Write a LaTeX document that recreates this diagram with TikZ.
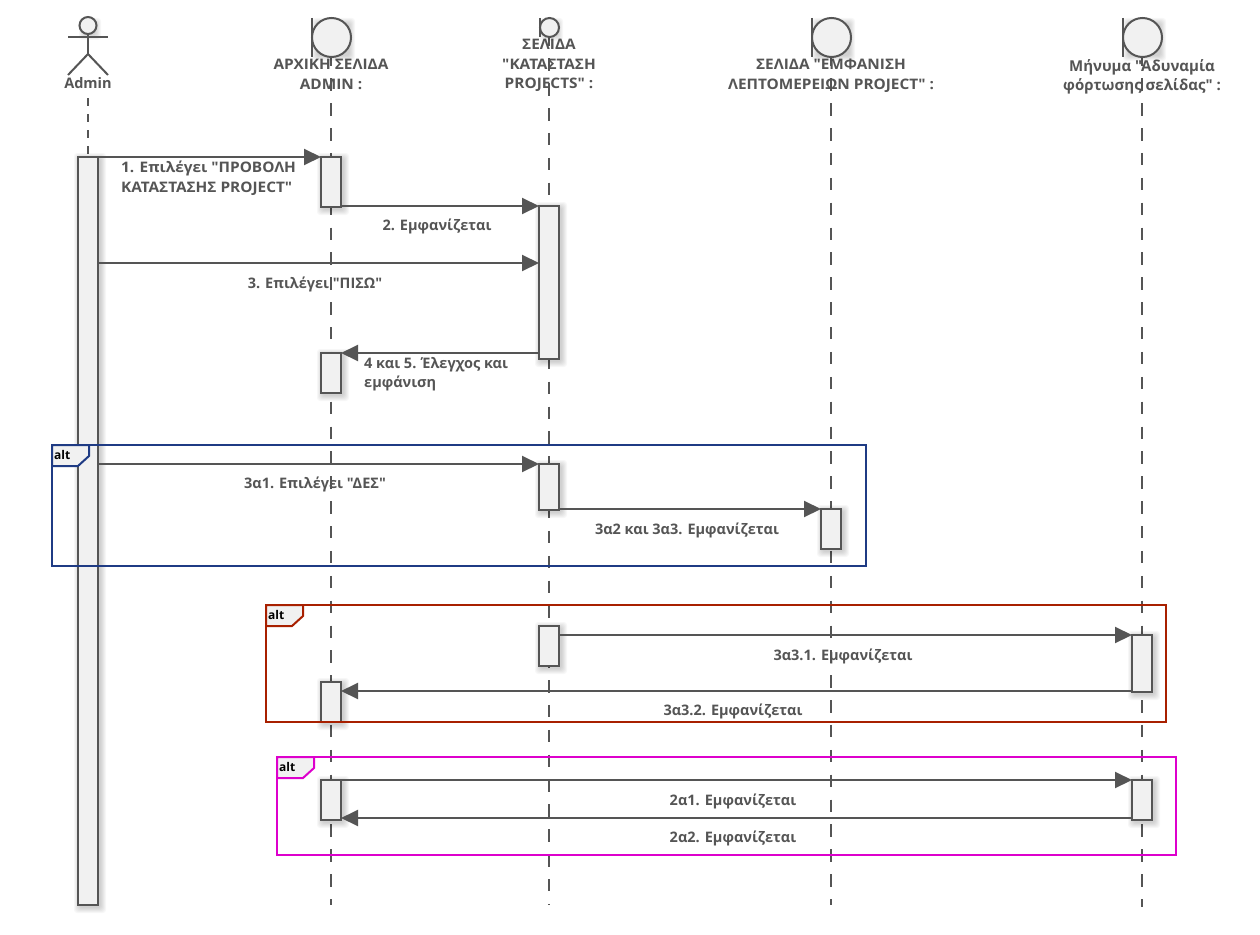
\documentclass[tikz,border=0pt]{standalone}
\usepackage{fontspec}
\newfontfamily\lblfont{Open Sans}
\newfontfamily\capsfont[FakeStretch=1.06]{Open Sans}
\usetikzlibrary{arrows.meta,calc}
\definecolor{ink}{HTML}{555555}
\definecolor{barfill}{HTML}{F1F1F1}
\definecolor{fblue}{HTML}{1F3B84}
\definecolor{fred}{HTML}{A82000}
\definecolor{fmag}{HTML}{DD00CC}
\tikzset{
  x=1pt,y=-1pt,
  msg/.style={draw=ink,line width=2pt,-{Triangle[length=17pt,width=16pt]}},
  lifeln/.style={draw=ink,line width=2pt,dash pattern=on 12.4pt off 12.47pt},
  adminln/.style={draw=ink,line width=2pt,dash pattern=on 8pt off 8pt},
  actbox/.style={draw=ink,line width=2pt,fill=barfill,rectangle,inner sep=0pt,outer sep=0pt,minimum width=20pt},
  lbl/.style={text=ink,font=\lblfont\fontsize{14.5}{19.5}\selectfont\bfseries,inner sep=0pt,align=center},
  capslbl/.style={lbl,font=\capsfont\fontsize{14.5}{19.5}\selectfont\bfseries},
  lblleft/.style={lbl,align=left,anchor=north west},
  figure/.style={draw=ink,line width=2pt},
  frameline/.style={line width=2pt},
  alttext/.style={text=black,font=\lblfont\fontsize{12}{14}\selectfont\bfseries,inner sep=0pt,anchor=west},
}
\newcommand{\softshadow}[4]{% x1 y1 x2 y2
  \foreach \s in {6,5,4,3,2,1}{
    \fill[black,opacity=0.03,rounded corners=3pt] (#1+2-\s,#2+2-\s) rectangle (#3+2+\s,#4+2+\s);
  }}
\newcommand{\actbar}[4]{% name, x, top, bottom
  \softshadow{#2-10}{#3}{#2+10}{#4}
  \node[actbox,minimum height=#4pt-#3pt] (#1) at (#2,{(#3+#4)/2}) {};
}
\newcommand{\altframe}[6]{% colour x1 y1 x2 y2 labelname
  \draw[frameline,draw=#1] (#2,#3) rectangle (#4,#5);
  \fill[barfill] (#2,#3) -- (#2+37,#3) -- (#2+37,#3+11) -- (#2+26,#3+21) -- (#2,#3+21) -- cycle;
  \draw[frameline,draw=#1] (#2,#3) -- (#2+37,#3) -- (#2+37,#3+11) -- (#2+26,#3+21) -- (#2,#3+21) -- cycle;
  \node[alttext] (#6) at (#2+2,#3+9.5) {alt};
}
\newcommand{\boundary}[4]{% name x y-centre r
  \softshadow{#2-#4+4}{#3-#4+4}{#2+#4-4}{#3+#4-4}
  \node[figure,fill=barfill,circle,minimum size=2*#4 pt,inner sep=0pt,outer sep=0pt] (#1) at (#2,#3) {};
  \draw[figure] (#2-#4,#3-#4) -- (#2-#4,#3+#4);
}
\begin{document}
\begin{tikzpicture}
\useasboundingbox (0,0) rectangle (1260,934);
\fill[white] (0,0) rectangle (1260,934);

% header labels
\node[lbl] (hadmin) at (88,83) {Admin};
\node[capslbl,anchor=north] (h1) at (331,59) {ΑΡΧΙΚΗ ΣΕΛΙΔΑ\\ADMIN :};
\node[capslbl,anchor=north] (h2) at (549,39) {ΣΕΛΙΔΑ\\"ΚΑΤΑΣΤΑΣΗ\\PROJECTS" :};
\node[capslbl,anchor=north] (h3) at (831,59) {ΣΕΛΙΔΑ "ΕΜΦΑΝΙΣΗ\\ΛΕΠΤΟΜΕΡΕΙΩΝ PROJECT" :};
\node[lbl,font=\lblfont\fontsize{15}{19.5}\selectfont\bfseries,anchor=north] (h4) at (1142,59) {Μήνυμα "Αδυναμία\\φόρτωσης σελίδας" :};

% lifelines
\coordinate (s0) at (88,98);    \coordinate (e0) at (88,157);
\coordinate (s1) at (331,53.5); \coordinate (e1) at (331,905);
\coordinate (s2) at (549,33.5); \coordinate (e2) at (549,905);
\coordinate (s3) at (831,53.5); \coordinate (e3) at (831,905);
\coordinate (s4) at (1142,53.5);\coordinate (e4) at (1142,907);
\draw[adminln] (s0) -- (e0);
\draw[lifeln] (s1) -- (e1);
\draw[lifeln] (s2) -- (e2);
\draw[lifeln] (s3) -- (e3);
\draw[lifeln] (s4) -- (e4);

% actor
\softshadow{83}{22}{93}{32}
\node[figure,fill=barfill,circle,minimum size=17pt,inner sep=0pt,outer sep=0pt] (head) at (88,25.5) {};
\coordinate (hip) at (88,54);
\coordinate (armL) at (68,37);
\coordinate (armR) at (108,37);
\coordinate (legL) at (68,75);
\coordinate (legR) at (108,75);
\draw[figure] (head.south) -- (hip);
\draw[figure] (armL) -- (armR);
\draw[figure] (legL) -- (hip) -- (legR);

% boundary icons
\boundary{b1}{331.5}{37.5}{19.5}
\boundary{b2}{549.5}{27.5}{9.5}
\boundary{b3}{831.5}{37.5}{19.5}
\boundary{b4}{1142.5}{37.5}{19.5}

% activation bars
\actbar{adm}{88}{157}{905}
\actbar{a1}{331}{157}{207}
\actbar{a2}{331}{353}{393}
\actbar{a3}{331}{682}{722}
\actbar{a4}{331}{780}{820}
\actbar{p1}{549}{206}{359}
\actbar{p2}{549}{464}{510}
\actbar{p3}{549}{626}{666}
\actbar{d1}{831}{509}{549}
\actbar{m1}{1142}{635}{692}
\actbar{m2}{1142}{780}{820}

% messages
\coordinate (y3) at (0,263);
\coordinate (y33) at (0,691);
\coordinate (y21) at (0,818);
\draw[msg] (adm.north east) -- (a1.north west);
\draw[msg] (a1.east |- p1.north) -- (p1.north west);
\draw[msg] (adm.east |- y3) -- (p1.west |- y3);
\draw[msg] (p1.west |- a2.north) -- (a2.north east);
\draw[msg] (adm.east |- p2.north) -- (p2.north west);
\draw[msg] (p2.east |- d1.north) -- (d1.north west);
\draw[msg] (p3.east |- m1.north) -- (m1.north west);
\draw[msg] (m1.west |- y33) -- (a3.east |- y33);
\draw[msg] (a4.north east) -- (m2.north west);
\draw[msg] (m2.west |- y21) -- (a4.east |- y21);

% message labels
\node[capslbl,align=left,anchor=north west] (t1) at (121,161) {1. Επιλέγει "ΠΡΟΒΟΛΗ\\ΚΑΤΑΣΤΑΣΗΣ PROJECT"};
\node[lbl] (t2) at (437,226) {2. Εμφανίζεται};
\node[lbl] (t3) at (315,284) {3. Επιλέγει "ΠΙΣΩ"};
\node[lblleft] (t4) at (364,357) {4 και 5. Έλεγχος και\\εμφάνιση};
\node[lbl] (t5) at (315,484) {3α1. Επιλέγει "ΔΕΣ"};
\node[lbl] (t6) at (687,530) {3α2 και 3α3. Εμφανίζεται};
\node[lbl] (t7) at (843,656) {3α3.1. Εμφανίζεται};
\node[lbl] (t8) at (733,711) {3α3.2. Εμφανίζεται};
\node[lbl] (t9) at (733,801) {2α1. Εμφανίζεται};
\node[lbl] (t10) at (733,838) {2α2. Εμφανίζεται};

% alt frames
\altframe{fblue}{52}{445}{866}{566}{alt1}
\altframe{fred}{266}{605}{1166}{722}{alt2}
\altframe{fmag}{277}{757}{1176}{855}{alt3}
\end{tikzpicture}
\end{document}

(Task to carry out): Transcribe all the lines above exactly, apart from the pictures.

(Correct result):
Write a LaTeX document that recreates this diagram with TikZ.
\documentclass[tikz,border=0pt]{standalone}
\usepackage{fontspec}
\newfontfamily\lblfont{Open Sans}
\newfontfamily\capsfont[FakeStretch=1.06]{Open Sans}
\usetikzlibrary{arrows.meta,calc}
\definecolor{ink}{HTML}{555555}
\definecolor{barfill}{HTML}{F1F1F1}
\definecolor{fblue}{HTML}{1F3B84}
\definecolor{fred}{HTML}{A82000}
\definecolor{fmag}{HTML}{DD00CC}
\tikzset{
  x=1pt,y=-1pt,
  msg/.style={draw=ink,line width=2pt,-{Triangle[length=17pt,width=16pt]}},
  lifeln/.style={draw=ink,line width=2pt,dash pattern=on 12.4pt off 12.47pt},
  adminln/.style={draw=ink,line width=2pt,dash pattern=on 8pt off 8pt},
  actbox/.style={draw=ink,line width=2pt,fill=barfill,rectangle,inner sep=0pt,outer sep=0pt,minimum width=20pt},
  lbl/.style={text=ink,font=\lblfont\fontsize{14.5}{19.5}\selectfont\bfseries,inner sep=0pt,align=center},
  capslbl/.style={lbl,font=\capsfont\fontsize{14.5}{19.5}\selectfont\bfseries},
  lblleft/.style={lbl,align=left,anchor=north west},
  figure/.style={draw=ink,line width=2pt},
  frameline/.style={line width=2pt},
  alttext/.style={text=black,font=\lblfont\fontsize{12}{14}\selectfont\bfseries,inner sep=0pt,anchor=west},
}
\newcommand{\softshadow}[4]{% x1 y1 x2 y2
  \foreach \s in {6,5,4,3,2,1}{
    \fill[black,opacity=0.03,rounded corners=3pt] (#1+2-\s,#2+2-\s) rectangle (#3+2+\s,#4+2+\s);
  }}
\newcommand{\actbar}[4]{% name, x, top, bottom
  \softshadow{#2-10}{#3}{#2+10}{#4}
  \node[actbox,minimum height=#4pt-#3pt] (#1) at (#2,{(#3+#4)/2}) {};
}
\newcommand{\altframe}[6]{% colour x1 y1 x2 y2 labelname
  \draw[frameline,draw=#1] (#2,#3) rectangle (#4,#5);
  \fill[barfill] (#2,#3) -- (#2+37,#3) -- (#2+37,#3+11) -- (#2+26,#3+21) -- (#2,#3+21) -- cycle;
  \draw[frameline,draw=#1] (#2,#3) -- (#2+37,#3) -- (#2+37,#3+11) -- (#2+26,#3+21) -- (#2,#3+21) -- cycle;
  \node[alttext] (#6) at (#2+2,#3+9.5) {alt};
}
\newcommand{\boundary}[4]{% name x y-centre r
  \softshadow{#2-#4+4}{#3-#4+4}{#2+#4-4}{#3+#4-4}
  \node[figure,fill=barfill,circle,minimum size=2*#4 pt,inner sep=0pt,outer sep=0pt] (#1) at (#2,#3) {};
  \draw[figure] (#2-#4,#3-#4) -- (#2-#4,#3+#4);
}
\begin{document}
\begin{tikzpicture}
\useasboundingbox (0,0) rectangle (1260,934);
\fill[white] (0,0) rectangle (1260,934);

% header labels
\node[lbl] (hadmin) at (88,83) {Admin};
\node[capslbl,anchor=north] (h1) at (331,59) {ΑΡΧΙΚΗ ΣΕΛΙΔΑ\\ADMIN :};
\node[capslbl,anchor=north] (h2) at (549,39) {ΣΕΛΙΔΑ\\"ΚΑΤΑΣΤΑΣΗ\\PROJECTS" :};
\node[capslbl,anchor=north] (h3) at (831,59) {ΣΕΛΙΔΑ "ΕΜΦΑΝΙΣΗ\\ΛΕΠΤΟΜΕΡΕΙΩΝ PROJECT" :};
\node[lbl,font=\lblfont\fontsize{15}{19.5}\selectfont\bfseries,anchor=north] (h4) at (1142,59) {Μήνυμα "Αδυναμία\\φόρτωσης σελίδας" :};

% lifelines
\coordinate (s0) at (88,98);    \coordinate (e0) at (88,157);
\coordinate (s1) at (331,53.5); \coordinate (e1) at (331,905);
\coordinate (s2) at (549,33.5); \coordinate (e2) at (549,905);
\coordinate (s3) at (831,53.5); \coordinate (e3) at (831,905);
\coordinate (s4) at (1142,53.5);\coordinate (e4) at (1142,907);
\draw[adminln] (s0) -- (e0);
\draw[lifeln] (s1) -- (e1);
\draw[lifeln] (s2) -- (e2);
\draw[lifeln] (s3) -- (e3);
\draw[lifeln] (s4) -- (e4);

% actor
\softshadow{83}{22}{93}{32}
\node[figure,fill=barfill,circle,minimum size=17pt,inner sep=0pt,outer sep=0pt] (head) at (88,25.5) {};
\coordinate (hip) at (88,54);
\coordinate (armL) at (68,37);
\coordinate (armR) at (108,37);
\coordinate (legL) at (68,75);
\coordinate (legR) at (108,75);
\draw[figure] (head.south) -- (hip);
\draw[figure] (armL) -- (armR);
\draw[figure] (legL) -- (hip) -- (legR);

% boundary icons
\boundary{b1}{331.5}{37.5}{19.5}
\boundary{b2}{549.5}{27.5}{9.5}
\boundary{b3}{831.5}{37.5}{19.5}
\boundary{b4}{1142.5}{37.5}{19.5}

% activation bars
\actbar{adm}{88}{157}{905}
\actbar{a1}{331}{157}{207}
\actbar{a2}{331}{353}{393}
\actbar{a3}{331}{682}{722}
\actbar{a4}{331}{780}{820}
\actbar{p1}{549}{206}{359}
\actbar{p2}{549}{464}{510}
\actbar{p3}{549}{626}{666}
\actbar{d1}{831}{509}{549}
\actbar{m1}{1142}{635}{692}
\actbar{m2}{1142}{780}{820}

% messages
\coordinate (y3) at (0,263);
\coordinate (y33) at (0,691);
\coordinate (y21) at (0,818);
\draw[msg] (adm.north east) -- (a1.north west);
\draw[msg] (a1.east |- p1.north) -- (p1.north west);
\draw[msg] (adm.east |- y3) -- (p1.west |- y3);
\draw[msg] (p1.west |- a2.north) -- (a2.north east);
\draw[msg] (adm.east |- p2.north) -- (p2.north west);
\draw[msg] (p2.east |- d1.north) -- (d1.north west);
\draw[msg] (p3.east |- m1.north) -- (m1.north west);
\draw[msg] (m1.west |- y33) -- (a3.east |- y33);
\draw[msg] (a4.north east) -- (m2.north west);
\draw[msg] (m2.west |- y21) -- (a4.east |- y21);

% message labels
\node[capslbl,align=left,anchor=north west] (t1) at (121,161) {1. Επιλέγει "ΠΡΟΒΟΛΗ\\ΚΑΤΑΣΤΑΣΗΣ PROJECT"};
\node[lbl] (t2) at (437,226) {2. Εμφανίζεται};
\node[lbl] (t3) at (315,284) {3. Επιλέγει "ΠΙΣΩ"};
\node[lblleft] (t4) at (364,357) {4 και 5. Έλεγχος και\\εμφάνιση};
\node[lbl] (t5) at (315,484) {3α1. Επιλέγει "ΔΕΣ"};
\node[lbl] (t6) at (687,530) {3α2 και 3α3. Εμφανίζεται};
\node[lbl] (t7) at (843,656) {3α3.1. Εμφανίζεται};
\node[lbl] (t8) at (733,711) {3α3.2. Εμφανίζεται};
\node[lbl] (t9) at (733,801) {2α1. Εμφανίζεται};
\node[lbl] (t10) at (733,838) {2α2. Εμφανίζεται};

% alt frames
\altframe{fblue}{52}{445}{866}{566}{alt1}
\altframe{fred}{266}{605}{1166}{722}{alt2}
\altframe{fmag}{277}{757}{1176}{855}{alt3}
\end{tikzpicture}
\end{document}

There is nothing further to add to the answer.